New stem cell therapy for heart repair shows promising pre-clinical results
SINGAPORE – Researchers have long been able to create beating heart cells from stem cells in an attempt to help heart failure patients heal.
But when these cells were implanted into damaged heart muscles in animals, they beat to their own drum and out of sync with the original heartbeat, rendering them discordant and useless for tissue repair.
A new stem cell therapy treatment, developed by a team at Duke-NUS Medical School using immature stem cells, seems to be able to sidestep this problem.
In the study, published in the journal npj Regenerative Medicine in May, immature stem cells were cultivated in the laboratory to grow into heart muscle precursor cells, which can be activated to develop into different types of heart cells.
The most common cause of death worldwide is ischemic heart disease, whereby diminished blood flow to the heart causes the heart muscle cells to die and results in myocardial infarction (MI) or heart attack.
“The very first course of action for clinics is to open up the vessel using stents to allow blood flow, but there’s already damage. Over time, such patients will develop chronic MI and the heart will slowly fail. When the heart fails, there’s no other treatment for that,” said Dr Lynn Yap, who led the research while an assistant professor at the Duke-NUS Medical School.
During pre-clinical trials, her team injected the immature cells into the area of the heart damaged by heart attack. The cells were able to grow into new heart muscle, restoring damaged tissues and improving heart function. This has shown promising results in pigs.
“This gives us an edge over the beating heart cells. These lesser cells have better potency, and we also saw a reduction in arrhythmia,” said Dr Yap.
In previous studies, the transplantation of heart muscle cells that were already beating brought about fatal side effects such as ventricular arrhythmia – abnormal heartbeats that can limit or stop the heart from supplying blood to the body.
“The current state of the art is using beating cardiomyocytes. So that’s where the problem lies. These actually have their own rhythm. One of these, called the nodal cell, is the pacemaker cell of the heart. So when you transplant something with its own rhythm into an ectopic heart, then there will be two conflicting pacemakers,” said Dr Yap, who is now an assistant professor at the Lee Kong Chian School of Medicine at Nanyang Technological University.
She added that the problem could not be overcome and animals died in many of the pre-clinical studies.
The basis for the immature stem cell project was three decades of work on human proteins called laminin by Professor Karl Tryggvason of Sweden’s Karolinska Institutet and Singapore’s Duke-NUS Medical School.
“Our approach is a new emerging way of treating diseases. The drug is stem cell-derived cells that can replace degenerated tissue or cells and fix the organ or tissue by building new tissues,” said Prof Tryggvason.
“This technology brings us a step closer to offering a new treatment for heart failure patients, who would otherwise live with diseased hearts and have slim chances of recovery.

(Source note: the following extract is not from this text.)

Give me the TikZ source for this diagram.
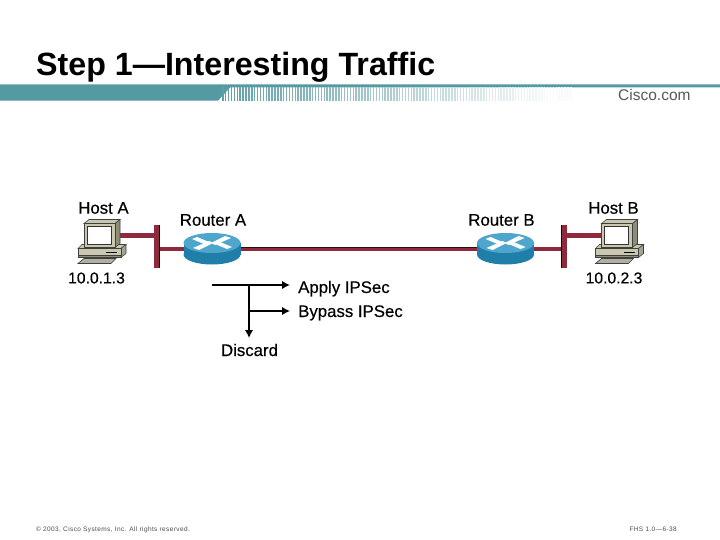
\documentclass[tikz,border=0pt]{standalone}
\usepackage{fontspec}
\setmainfont{Liberation Sans}
\newfontfamily\lblfont[FakeBold=0.35]{Liberation Sans}
\newfontfamily\footfont[LetterSpace=6]{Liberation Sans}
\usetikzlibrary{arrows.meta,calc}
\definecolor{teal1}{HTML}{559AA3}
\definecolor{linkred}{HTML}{8E2A3C}
\definecolor{beige}{HTML}{C9C7AE}
\definecolor{beigedk}{HTML}{8F8D78}
\definecolor{rblue}{HTML}{1F7FA8}
\definecolor{rblue2}{HTML}{4FA6CC}
\tikzset{
  lbl/.style={font=\lblfont\fontsize{16.8}{18}\selectfont,inner sep=0pt,text=black},
  iplbl/.style={font=\lblfont\fontsize{15.7}{18}\selectfont,inner sep=0pt,text=black},
  link/.style={draw=linkred,line width=4.2pt},
  flow/.style={draw=black,line width=2.4pt,-{Latex[length=8pt,width=8.5pt]}},
  anchorbox/.style={inner sep=0pt,minimum width=#1,minimum height=28pt},
  case/.style={draw=black!75,line width=0.6pt,fill=beige},
  foot/.style={font=\footfont\fontsize{6.5}{8}\selectfont,inner sep=0pt,text=black!70},
}
\newcommand{\hosticon}[2]{%
\begin{scope}[shift={(#1,#2)}]
  % base (origin at top-left of monitor face)
  \draw[case,fill=beigedk] (-6,25) -- (37,25) -- (37,34) -- (-6,34) -- cycle;
  \draw[case,fill=beige] (-6,25) -- (-2,21) -- (42,21) -- (37,25) -- cycle;
  \draw[case,fill=beigedk!80] (37,25) -- (42,21) -- (42,30) -- (37,34) -- cycle;
  \draw[case] (-6,25) rectangle (37,32);
  \draw[black,line width=.7pt] (22,28.5) -- (33,28.5);
  % keyboard
  \draw[case,fill=beigedk!70] (-6,40) -- (0,35) -- (32,35) -- (27,40) -- cycle;
  % monitor
  \draw[case] (0,0) -- (5,-4) -- (36,-4) -- (31,0) -- cycle;
  \draw[case,fill=beigedk] (31,0) -- (36,-4) -- (36,20) -- (31,24) -- cycle;
  \draw[case] (0,0) rectangle (31,24);
  \draw[black!80,line width=.7pt,fill=white] (3,3) rectangle (27,21);
\end{scope}}
\newcommand{\routericon}[2]{%
\begin{scope}[shift={(#1,#2)}]
  \fill[rblue] (0,5.5) ellipse[x radius=28.5,y radius=10];
  \fill[rblue] (-28.5,-6) rectangle (28.5,5.5);
  \fill[rblue2] (0,-6) ellipse[x radius=28.5,y radius=10];
  \fill[white] (-15,-12) -- (-3,-7) -- (-8,-5) -- (-20,-10) -- cycle;
  \fill[white] (15,0) -- (3,-5) -- (8,-7) -- (20,-2) -- cycle;
  \fill[white] (13,-13) -- (-1,-6) -- (3,-4) -- (19,-11) -- cycle;
  \fill[white] (-13,1) -- (1,-6) -- (-3,-8) -- (-19,-1) -- cycle;
\end{scope}}
\begin{document}
\begin{tikzpicture}[x=1pt,y=-1pt]
\useasboundingbox (0,0) rectangle (720,540);
\fill[white] (0,0) rectangle (720,540);
% title band
\fill[teal1] (0,84.3) -- (720,84.3) -- (720,87.5) -- (230,87.5) -- (218,100.7) -- (0,100.7) -- cycle;
\foreach \i in {0,...,120}{
  \pgfmathsetmacro{\xx}{222+\i*2.9}
  \pgfmathsetmacro{\pc}{max(4,95-\i*0.8)}
  \fill[teal1!\pc!white] (\xx,87.5) rectangle ++(1.5,13.2);
}
\node[font=\bfseries\fontsize{32.2}{36}\selectfont,anchor=base west,inner sep=0pt] (title) at (36,76) {Step 1—Interesting Traffic};
\node[font=\fontsize{15.5}{16}\selectfont,text=black!65,anchor=base west,inner sep=0pt] (cisco) at (618,101) {Cisco.com};
% anchors
\node[anchorbox=57pt] (ra) at (212,249) {};
\node[anchorbox=57pt] (rb) at (505.5,249) {};
\node[inner sep=0pt,minimum width=5.5pt,minimum height=43pt] (ba) at (156.8,246.5) {};
\node[inner sep=0pt,minimum width=5.5pt,minimum height=43pt] (bb) at (564.5,246.5) {};
\node[inner sep=0pt,minimum width=31pt,minimum height=24pt] (ha) at (99.5,235.5) {};
\node[inner sep=0pt,minimum width=31pt,minimum height=24pt] (hb) at (617,235.5) {};
% links
\draw[link] (ha.center) -- (ha.center -| ba.center);
\draw[link] (ba.center |- ra.center) -- (ra.center);
\draw[link] (ra.center) -- (rb.center);
\draw[black,line width=.6pt,opacity=.7] ($(ra.east)+(0,-2.2)$) -- ($(rb.west)+(0,-2.2)$);
\draw[link] (rb.center) -- (bb.center |- rb.center);
\draw[link] (bb.center |- hb.center) -- (hb.center);
% bars
\fill[linkred] (ba.south west) rectangle (ba.north east);
\draw[black,line width=1pt] (ba.north east) -- (ba.south east);
\fill[linkred] (bb.south west) rectangle (bb.north east);
\draw[black,line width=1pt] (bb.north west) -- (bb.south west);
% icons
\hosticon{84}{223.5}
\hosticon{601.5}{223.5}
\routericon{212}{249}
\routericon{505.5}{249}
% labels
\node[lbl] (lha) at (103.5,208) {Host A};
\node[lbl] (lra) at (213,220) {Router A};
\node[lbl] (lrb) at (501.5,220) {Router B};
\node[lbl] (lhb) at (613.5,208) {Host B};
\node[iplbl] (ipa) at (96.5,278) {10.0.1.3};
\node[iplbl] (ipb) at (614,278) {10.0.2.3};
% flow
\node[lbl,anchor=base west] (apply) at (298,293) {Apply IPSec};
\node[lbl,anchor=base west] (bypass) at (298,317) {Bypass IPSec};
\node[lbl] (discard) at (249.5,350) {Discard};
\coordinate (fs) at (212,285);
\coordinate (fj) at (249,285);
\coordinate (fa) at (290,285);
\coordinate (fb) at (290,311);
\coordinate (fd) at (249,338);
\draw[flow] (fs) -- (fa);
\draw[flow] (fj) -- (fd);
\draw[flow] (fj |- fb) -- (fb);
% footer
\node[foot,anchor=west] (copy) at (36,529.5) {© 2003, Cisco Systems, Inc. All rights reserved.};
\node[foot,anchor=east] (page) at (677,529.5) {FHS 1.0—6-38};
\end{tikzpicture}
\end{document}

“It will also have a major impact in the field of regenerative cardiology, by offering a tried-and-tested protocol that can restore damaged heart muscles while reducing the risk of adverse side effects.”
Dr Yap’s team transplanted the immature stem cells into 10 pigs; five of them developed ventricular tachycardia or V-tach, a heart rhythm issue caused by irregular electrical signals in the lower chambers of the heart.
“These five pigs had temporary V-tach that lasted for 30 days but were non-lethal. So we envision that this will happen in half of our patients after they receive the transplant,” said Dr Yap.
“But they would still be in the hospital being monitored. The V-tach can be intervened using drugs to protect them, to keep them safe.”
Dr Yap said the next step for this treatment is to look at controlling the arrhythmia.
“For this current study, I did not use any drug treatment to intervene, so there is room for improvement. Moving forward, I will do a second-generation cell therapy that is safer. We will also be working with a clinician to add arrhythmia-controlling drugs to reduce the incidents. Once this is successful, it will bring us closer towards phase 1 clinical trial,” she said.
Phase 1 clinical trials are usually small trials where a new drug, treatment or medical device is tested in human study participants for the first time.
According to the Singapore Myocardial Infarction Registry Report 2020, there were almost 11,631 heart attack cases that year. This is a rise of almost 60 per cent of the 7,344 cases reported in 2010. The report also said that over 9 per cent of cases died within 30 days.